Despite the rise in quality and size of the constituents listed on AIM, many of these companies still qualify for Business Relief from Inheritance Tax (IHT). This is provided that the company is not listed on a Recognised Investment Exchange (RIE) when the investor dies and it is a trading entity. This means that investors can invest in some companies of reasonable size and still save IHT for their beneficiaries as long as their AIM shares are held for two years and at time of death (and of course, continue to qualify). An investor could hold a company such as ASOS, which currently has a larger market capitalisation than M&S and, after two years, benefit from 100% relief from any IHT due on those holdings.
New rules ahead?
This change in quality and size has led to speculation that there could be adjustments to the current AIM Business Relief rules. Investors were nervous ahead of the November budget, particularly as the government had ordered the “Patient Capital Review” earlier in the year, which was considering how to support smaller innovative companies with access to finance going forward.
Business Relief was not mentioned directly by Chancellor Philip Hammond, as he chose to focus on changing EIS relief and imposing a “capital preservation test” on EIS and VCT investments.
The consultation response, however, noted that the relief played a valuable role in preventing the breakup of otherwise viable businesses purely in order to meet IHT liabilities. The government noted it will keep Business Relief under review, but said it remained committed to protecting the important role that this tax relief plays in supporting family-owned businesses, and growth investment in the AIM and other growth markets.
We therefore believe that investing in AIM will pass any “capital preservation test” as an investor’s capital is very much at risk when investing in these relatively smaller and less-liquid companies. We therefore conclude that Business Relief rules on AIM are unlikely to change, in the short term, while this government remains in place. In addition, we think that it would be unlikely that a government would retrospectively remove these reliefs for investors who have already started holding AIM shares.
AIM remains an interesting option, when IHT planning, for investors who are willing to take on the risk. Unlike many other IHT solutions, an investor can maintain control of their assets as the holdings remain in their name. AIM portfolios are also straightforward and do not involve some of the legal complexities of Trusts. In addition, it can be an effective solution for an ISA. An AIM ISA is free from Capital Gains Tax, Income Tax on your dividends and has the potential to be free from Inheritance Tax.

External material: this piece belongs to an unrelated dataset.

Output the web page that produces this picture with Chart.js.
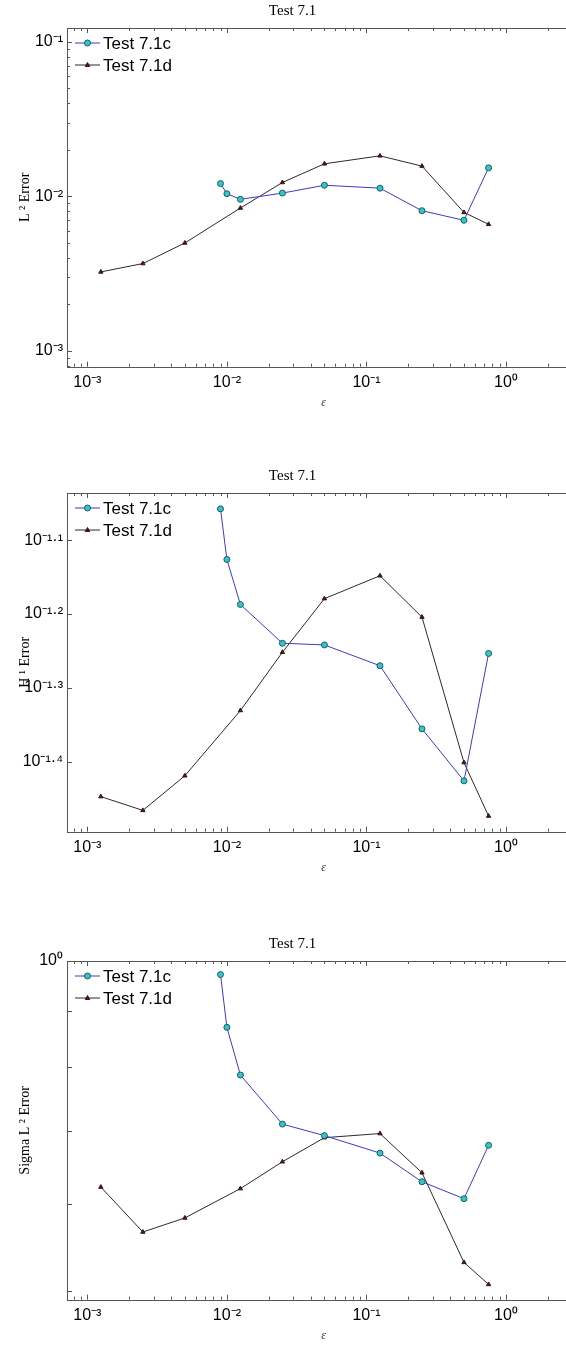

At Charles Stanley, we have always maintained a focus on investing in cash generating, established businesses in our Inheritance Tax Portfolio Service. These companies need to have experienced and committed management teams who have a proven track record of successfully growing businesses. To find these potential holdings we screen companies, looking for strong balance sheets, profitability and cash generation. We then meet company management several times and often conduct site visits to fully understand the opportunities and risks in these businesses, before we invest. This approach allows us to construct portfolios that are diversified across multiple industry sectors, with strong companies that would hopefully survive in another economic downturn.
AIM remains a minefield, but the rise in quality of its constituents means that there are plenty of gems to be found.
The information contained within this article is based on our understanding of current UK Legislation, Taxation and HMRC guidance, all of which may be subject to change. Nothing contained within this article should be construed as personal advice based on individual circumstances.